Tawerna nie tylko z nazwy. Na ścianach wiele przedmiotów związanych z pływaniem (sieci, wiosła, kajaki, itd.). W jadłospisie również elementy marynistyczne (np. wyborna pizza bosmańska, z tuńczykiem, a jak (do przyprawienia można poprosić o buteleczkę Tabasco). W lokalu również szafa grająca za 1 zł z przyzwoitej wielkości repertuarem). Klientela w różnym wieku, raczej okoliczna. Obsługa miła, dba o klienta. Piwo: w butelkach szeroki przekrój masówki. Lane: Warka JP, pStrąg (ok.4,2), Relakspol nie opisany na pipie, ale ponoć mocny (ok. 2,5 – 2,8) i… Staropolskie Porter (3,9)

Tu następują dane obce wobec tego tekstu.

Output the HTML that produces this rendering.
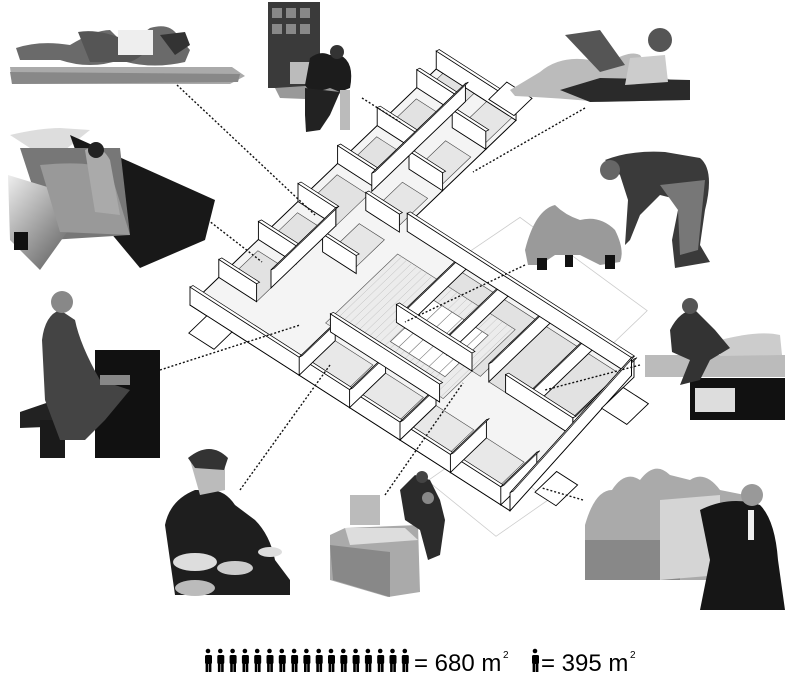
<!DOCTYPE html>
<html><head><meta charset="utf-8"><style>
html,body{margin:0;padding:0;background:#fff;}
svg{display:block}
</style></head><body>
<svg id="s" width="800" height="688" viewBox="0 0 800 688" xmlns="http://www.w3.org/2000/svg" font-family="Liberation Sans, Arial, sans-serif">
<defs>
<linearGradient id="g1" x1="0" y1="0" x2="1" y2="1"><stop offset="0" stop-color="#eee"/><stop offset="1" stop-color="#444"/></linearGradient>
</defs>

<g id="plan"></g>

<g stroke="#111" stroke-width="1.4" stroke-dasharray="2,2" fill="none">
<line x1="177" y1="85" x2="315" y2="215"/>
<line x1="362" y1="98" x2="400" y2="122"/>
<line x1="585" y1="108" x2="473" y2="172"/>
<line x1="195" y1="210" x2="262" y2="262"/>
<line x1="525" y1="265" x2="405" y2="322"/>
<line x1="160" y1="370" x2="300" y2="325"/>
<line x1="640" y1="365" x2="545" y2="390"/>
<line x1="240" y1="490" x2="330" y2="365"/>
<line x1="385" y1="495" x2="463" y2="383"/>
<line x1="583" y1="500" x2="542" y2="488"/>
</g>

<g>
<polygon points="10,67 232,67 245,76 230,84 12,84" fill="#aaa"/>
<polygon points="10,72 240,74 238,82 12,84" fill="#888"/>
<path d="M16,48 Q40,40 70,45 Q95,30 110,30 L118,38 Q135,40 150,28 Q170,22 178,36 L190,50 L185,62 Q150,70 120,60 Q90,70 60,60 L20,60 Z" fill="#6a6a6a"/>
<path d="M78,32 Q100,28 130,42 L150,40 Q148,55 130,62 L90,62 Z" fill="#555"/>
<rect x="118" y="30" width="35" height="25" fill="#eee"/>
<path d="M160,35 L185,32 L190,45 L175,55 Z" fill="#333"/>
</g>

<g>
<rect x="268" y="2" width="52" height="86" fill="#3a3a3a"/>
<g fill="#888"><rect x="272" y="8" width="10" height="10"/><rect x="286" y="8" width="10" height="10"/><rect x="300" y="8" width="10" height="10"/><rect x="272" y="24" width="10" height="10"/><rect x="286" y="24" width="10" height="10"/><rect x="300" y="24" width="10" height="10"/><rect x="290" y="62" width="20" height="22" fill="#bbb"/></g>
<polygon points="275,88 320,85 345,90 330,100 280,98" fill="#999"/>
<path d="M310,58 Q320,50 330,55 L340,55 Q355,62 350,88 L340,92 L330,88 Q310,95 305,85 Z" fill="#1c1c1c"/>
<circle cx="337" cy="52" r="7" fill="#333"/>
<path d="M305,88 L340,92 L330,115 L320,130 L306,132 L305,115 Z" fill="#222"/>
<rect x="340" y="90" width="10" height="40" fill="#bbb"/>
</g>

<g>
<path d="M510,90 L540,72 Q560,55 590,60 L610,62 Q630,50 640,55 L650,70 Q660,75 675,82 L690,82 L685,100 L600,102 Q560,98 515,96 Z" fill="#bbb"/>
<path d="M560,90 L600,78 L690,80 L690,100 L590,102 Z" fill="#2a2a2a"/>
<polygon points="565,35 600,30 625,65 600,72" fill="#555"/>
<circle cx="660" cy="40" r="12" fill="#555"/>
<path d="M630,58 L665,55 L668,82 L625,85 Z" fill="#ccc"/>
</g>

<g>
<path d="M10,135 Q40,128 60,128 L90,130 L65,150 L30,148 Z" fill="#ddd"/>
<polygon points="70,135 215,200 205,240 140,268 100,220" fill="#181818"/>
<polygon points="20,148 120,148 130,235 50,240" fill="#777"/>
<polygon points="8,175 90,200 40,270 25,255 10,240" fill="url(#g1)"/>
<path d="M40,165 Q90,160 110,170 L130,235 L60,232 Z" fill="#999"/>
<path d="M85,150 Q100,142 110,160 L120,215 L95,212 Z" fill="#aaa"/>
<circle cx="96" cy="150" r="8" fill="#222"/>
<rect x="14" y="232" width="14" height="18" fill="#111"/>
</g>

<g>
<path d="M605,160 Q630,150 665,152 L700,158 Q715,170 705,210 L700,245 L710,262 L675,268 L672,240 L680,200 L660,195 L640,215 L630,240 L625,245 L628,200 L620,175 Z" fill="#3a3a3a"/>
<path d="M660,185 L705,180 L698,250 L680,255 L678,210 Z" fill="#777"/>
<circle cx="610" cy="170" r="10" fill="#666"/>
<path d="M525,250 Q535,210 555,205 Q565,215 580,220 Q600,215 615,230 Q625,250 620,262 L600,265 L580,255 L555,255 L540,265 L528,265 Z" fill="#9a9a9a"/>
<g fill="#111"><rect x="537" y="258" width="10" height="12"/><rect x="565" y="255" width="8" height="12"/><rect x="605" y="255" width="10" height="14"/></g>
</g>

<g>
<rect x="95" y="350" width="65" height="108" fill="#111"/>
<polygon points="20,412 90,388 95,425 20,428" fill="#222"/>
<rect x="40" y="420" width="25" height="38" fill="#1a1a1a"/>
<path d="M42,340 Q45,315 60,310 L75,320 Q80,345 100,380 L130,390 L105,420 L85,440 L60,440 L45,400 Z" fill="#444"/>
<circle cx="62" cy="302" r="11" fill="#888"/>
<rect x="100" y="375" width="30" height="10" fill="#888"/>
</g>

<g>
<rect x="690" y="378" width="95" height="42" fill="#111"/>
<rect x="695" y="388" width="40" height="24" fill="#ddd"/>
<rect x="645" y="355" width="140" height="22" fill="#bbb"/>
<path d="M720,340 Q760,330 780,335 L782,355 L720,356 Z" fill="#ccc"/>
<path d="M670,330 Q680,310 695,310 L715,330 L730,348 L710,360 L700,380 L680,385 L690,360 L672,352 Z" fill="#333"/>
<circle cx="690" cy="306" r="8" fill="#555"/>
</g>

<g>
<path d="M165,525 Q170,500 195,490 L210,490 Q225,490 235,505 L255,520 Q270,535 275,560 L290,580 L290,595 L175,595 L170,560 Z" fill="#1e1e1e"/>
<path d="M190,460 Q210,448 225,462 L225,490 L200,495 Z" fill="#bbb"/>
<path d="M188,458 Q210,440 228,458 L224,470 L195,468 Z" fill="#333"/>
<ellipse cx="195" cy="562" rx="22" ry="9" fill="#ddd"/>
<ellipse cx="235" cy="568" rx="18" ry="7" fill="#ccc"/>
<ellipse cx="270" cy="552" rx="12" ry="5" fill="#ddd"/>
<ellipse cx="195" cy="588" rx="20" ry="8" fill="#bbb"/>
</g>

<g>
<polygon points="330,535 345,528 418,525 420,592 388,597 330,580" fill="#aaa"/>
<polygon points="345,528 405,528 418,540 350,545" fill="#ddd"/>
<polygon points="330,545 390,552 390,597 333,580" fill="#888"/>
<rect x="350" y="495" width="30" height="30" fill="#bbb"/>
<path d="M400,490 L415,475 L430,480 L440,500 L445,520 L440,555 L428,560 L420,530 L405,520 Z" fill="#2b2b2b"/>
<circle cx="422" cy="477" r="6" fill="#444"/>
<circle cx="428" cy="498" r="6" fill="#888"/>
</g>

<g>
<path d="M585,525 Q595,490 612,490 Q625,470 640,480 Q655,460 670,475 L690,480 Q705,470 720,490 L745,495 L745,580 L585,580 Z" fill="#aaa"/>
<path d="M585,540 L680,540 L680,580 L585,580 Z" fill="#888"/>
<path d="M660,500 L720,495 L720,575 L660,580 Z" fill="#d5d5d5"/>
<path d="M700,510 Q730,495 760,505 Q775,520 778,560 L785,610 L700,610 L710,560 Z" fill="#161616"/>
<circle cx="752" cy="495" r="11" fill="#999"/>
<rect x="748" y="510" width="6" height="30" fill="#eee"/>
</g>

<g id="leg" fill="#000"></g>
<text x="414" y="671" font-size="24" fill="#000">= 680 m</text>
<text x="503" y="658" font-size="10" fill="#000">2</text>
<text x="541" y="671" font-size="24" fill="#000">= 395 m</text>
<text x="630" y="658" font-size="10" fill="#000">2</text>
</svg>
<script>
var NS="http://www.w3.org/2000/svg";
function el(p,t,a){var e=document.createElementNS(NS,t);for(var k in a)e.setAttribute(k,a[k]);p.appendChild(e);return e;}
var L=document.getElementById("leg");
function fig(x){el(L,"circle",{cx:x+3,cy:651,r:2.3});el(L,"rect",{x:x,y:655,width:7,height:9,rx:1.5});el(L,"rect",{x:x+0.6,y:663,width:2.6,height:9});el(L,"rect",{x:x+3.8,y:663,width:2.6,height:9});}
for(var i=0;i<17;i++)fig(205+i*12.3);
fig(532);
var P=document.getElementById("plan");
function T(a,b){return [190+0.72*a+0.84*b, 305-0.69*a+0.54*b];}
function poly(pts,fill,stroke,sw){var s=pts.map(function(p){var q=T(p[0],p[1]);return q[0].toFixed(1)+","+q[1].toFixed(1);}).join(" ");return el(P,"polygon",{points:s,fill:fill,stroke:stroke||"#000","stroke-width":sw||1});}
function line(a1,b1,a2,b2,c,w){var p=T(a1,b1),q=T(a2,b2);el(P,"line",{x1:p[0],y1:p[1],x2:q[0],y2:q[1],stroke:c||"#000","stroke-width":w||0.8});}
poly([[150,150],[260,170],[250,330],[140,330]],"none","#ccc",0.8);
poly([[-20,300],[40,310],[30,400],[-30,390]],"none","#ccc",0.8);
poly([[0,0],[342,0],[342,95],[200,95],[190,150],[185,367],[0,381]],"#f4f4f4","#000",1);
for(var a=40;a<330;a+=55){poly([[a,8],[a+45,8],[a+45,45],[a,45]],"#e2e2e2","#444",0.6);}
for(var a=120;a<330;a+=60){poly([[a,60],[a+45,60],[a+45,90],[a,90]],"#e6e6e6","#444",0.6);}
for(var b=170;b<370;b+=50){poly([[100,b],[180,b],[180,b+40],[100,b+40]],"#e2e2e2","#444",0.6);}
for(var b=130;b<370;b+=60){poly([[5,b],[50,b],[50,b+45],[5,b+45]],"#e8e8e8","#444",0.6);}
poly([[60,110],[160,110],[160,250],[60,250]],"#ececec","#555",0.6);
for(var k=115;k<250;k+=6)line(60,k,160,k,"#bbb",0.5);
poly([[80,170],[140,170],[140,235],[80,235]],"#fff","#555",0.7);
for(var k=180;k<235;k+=12)line(80,k,140,k,"#777",0.6);
var H=18;
function wall(a1,b1,a2,b2){
 var p=T(a1,b1),q=T(a2,b2);
 el(P,"polygon",{points:[p[0],p[1],q[0],q[1],q[0],q[1]-H,p[0],p[1]-H].join(","),fill:"#fff",stroke:"#000","stroke-width":0.9});
 el(P,"polygon",{points:[p[0],p[1]-H,q[0],q[1]-H,q[0]+3,q[1]-H-1.5,p[0]+3,p[1]-H-1.5].join(","),fill:"#fff",stroke:"#000","stroke-width":0.7});
}
wall(342,0,342,95);wall(0,0,0,381);
for(var a=40;a<340;a+=55){wall(a,0,a,45);}
for(var a=120;a<340;a+=60){wall(a,55,a,95);}
wall(60,45,150,45);wall(200,45,330,45);
for(var b=130;b<380;b+=60){wall(0,b,50,b);}
for(var b=170;b<380;b+=50){wall(100,b,185,b);}
wall(100,160,100,250);wall(100,290,100,370);wall(55,120,55,250);
wall(185,100,185,367);wall(0,381,185,367);
poly([[-25,20],[0,20],[0,50],[-25,50]],"#fff","#000",0.9);
poly([[345,60],[370,60],[370,90],[345,90]],"#fff","#000",0.9);
poly([[140,370],[170,370],[170,400],[140,400]],"#fff","#000",0.9);
poly([[30,385],[60,385],[60,410],[30,410]],"#fff","#000",0.9);
</script>
</body></html>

! Smakuje wyśmienicie. (brak tylko Bosmana, ale jego nigdzie nie ma
). Są chyba drudzy w Krakowie po Novym Namesti. Niestety poza Różą Wiatrów i Starym Portem nie ma chyba w Krakowie więcej tawern (coś chyba jeszcze było na Kurdwanowie). Róża Wiatrów na pewno jest starsza od Starego Porty i o wiele mniej cukierkowa. W tym momencie z powodu tymczasowo przeniesionego dworca PKS znajduje się w bardzo dogodnym miejscu dla przyjezdnych.